> [WHAT YOU WILL DO]: Quote the data exactly, first line to the line containing "71.0, 48.2, 66.0]", with no pictures.

> [SOURCE DATA]:
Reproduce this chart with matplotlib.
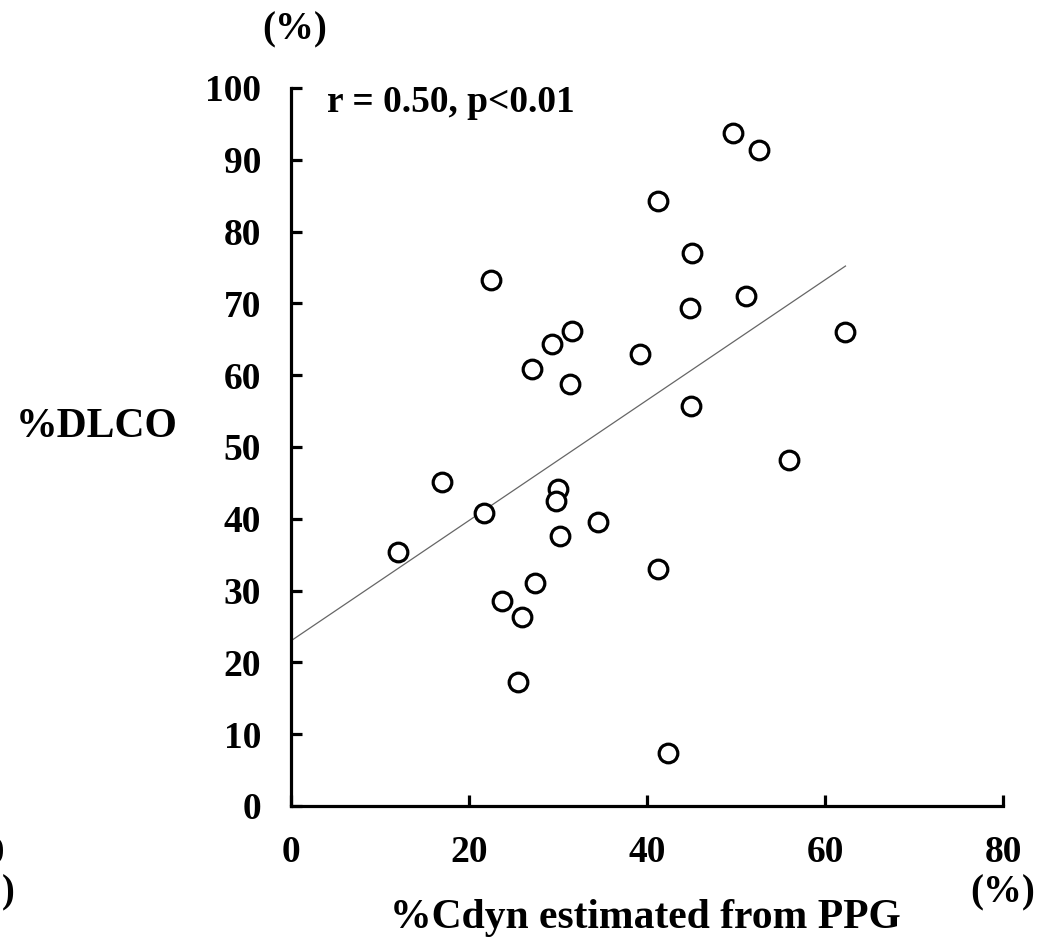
import matplotlib.pyplot as plt
import numpy as np

plt.rcParams['font.family'] = ['Liberation Serif', 'DejaVu Serif']
plt.rcParams['font.weight'] = 'bold'

# %Cdyn estimated from PPG vs %DLCO, one point per subject
cdyn = [12.0, 17.0, 21.7, 22.5, 23.7, 26.0, 25.5, 27.4, 27.1, 29.3, 31.6, 31.3, 30.0, 29.8,
        30.2, 34.5, 39.2, 41.2, 41.2, 42.4, 44.8, 45.1, 44.9, 49.7, 52.6, 51.1, 55.9, 62.3]
dlco = [35.4, 45.1, 40.8, 73.2, 28.6, 26.3, 17.3, 31.0, 60.8, 64.3, 66.2, 58.8, 44.1, 42.5,
        37.6, 39.6, 62.9, 84.3, 33.0, 7.4, 69.4, 77.0, 55.7, 93.7, 91.3, 71.0, 48.2, 66.0]

# regression line end points
fit_x = [0, 62.3]
fit_y = [23.0, 75.2]

xticks = [0, 20, 40, 60, 80]
yticks = list(range(0, 101, 10))

fig = plt.figure(figsize=(10.41, 9.47), dpi=100)
ax = fig.add_axes([0.2795, 0.1489, 0.684, 0.7582])

ax.plot(fit_x, fit_y, color='#666666', lw=0.9, zorder=2)
ax.scatter(cdyn, dlco, s=180, facecolors='white', edgecolors='black', linewidths=2.3, zorder=3)

ax.set_xlim(0, 80)
ax.set_ylim(0, 100)
ax.set_xticks(xticks)
ax.set_yticks(yticks)

for side in ['top', 'right']:
    ax.spines[side].set_visible(False)
for side in ['left', 'bottom']:
    ax.spines[side].set_linewidth(2.3)

ax.tick_params(axis='both', direction='in', length=8, width=2.3, labelsize=27)
ax.tick_params(axis='y', pad=21.5)
ax.tick_params(axis='x', pad=21)
for lab in ax.get_xticklabels() + ax.get_yticklabels():
    lab.set_fontweight('bold')

ax.text(36 / 712, 0.98, 'r = 0.50, p<0.01', transform=ax.transAxes, fontsize=27,
        fontweight='bold', ha='left', va='center')

fig.text(295 / 1041, 1 - 30 / 947, '(%)', fontsize=28, fontweight='bold', ha='center', va='center')
fig.text(97 / 1041, 1 - 437 / 947, '%DLCO', fontsize=30, fontweight='bold', ha='center', va='baseline')
fig.text(1035 / 1041, 1 - 893 / 947, '(%)', fontsize=28, fontweight='bold', ha='right', va='center')
fig.text(645 / 1041, 1 - 918 / 947, '%Cdyn estimated from PPG', fontsize=30, fontweight='bold',
         ha='center', va='center')

# edge of the neighbouring panel
fig.text(5 / 1041, 1 - 853 / 947, '80', fontsize=27, fontweight='bold', ha='right', va='center')
fig.text(15 / 1041, 1 - 893 / 947, '(%)', fontsize=28, fontweight='bold', ha='right', va='center')

fig.savefig('out.png', dpi=100, facecolor='white')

> [THE RESULT]:
Reproduce this chart with matplotlib.
import matplotlib.pyplot as plt
import numpy as np

plt.rcParams['font.family'] = ['Liberation Serif', 'DejaVu Serif']
plt.rcParams['font.weight'] = 'bold'

# %Cdyn estimated from PPG vs %DLCO, one point per subject
cdyn = [12.0, 17.0, 21.7, 22.5, 23.7, 26.0, 25.5, 27.4, 27.1, 29.3, 31.6, 31.3, 30.0, 29.8,
        30.2, 34.5, 39.2, 41.2, 41.2, 42.4, 44.8, 45.1, 44.9, 49.7, 52.6, 51.1, 55.9, 62.3]
dlco = [35.4, 45.1, 40.8, 73.2, 28.6, 26.3, 17.3, 31.0, 60.8, 64.3, 66.2, 58.8, 44.1, 42.5,
        37.6, 39.6, 62.9, 84.3, 33.0, 7.4, 69.4, 77.0, 55.7, 93.7, 91.3, 71.0, 48.2, 66.0]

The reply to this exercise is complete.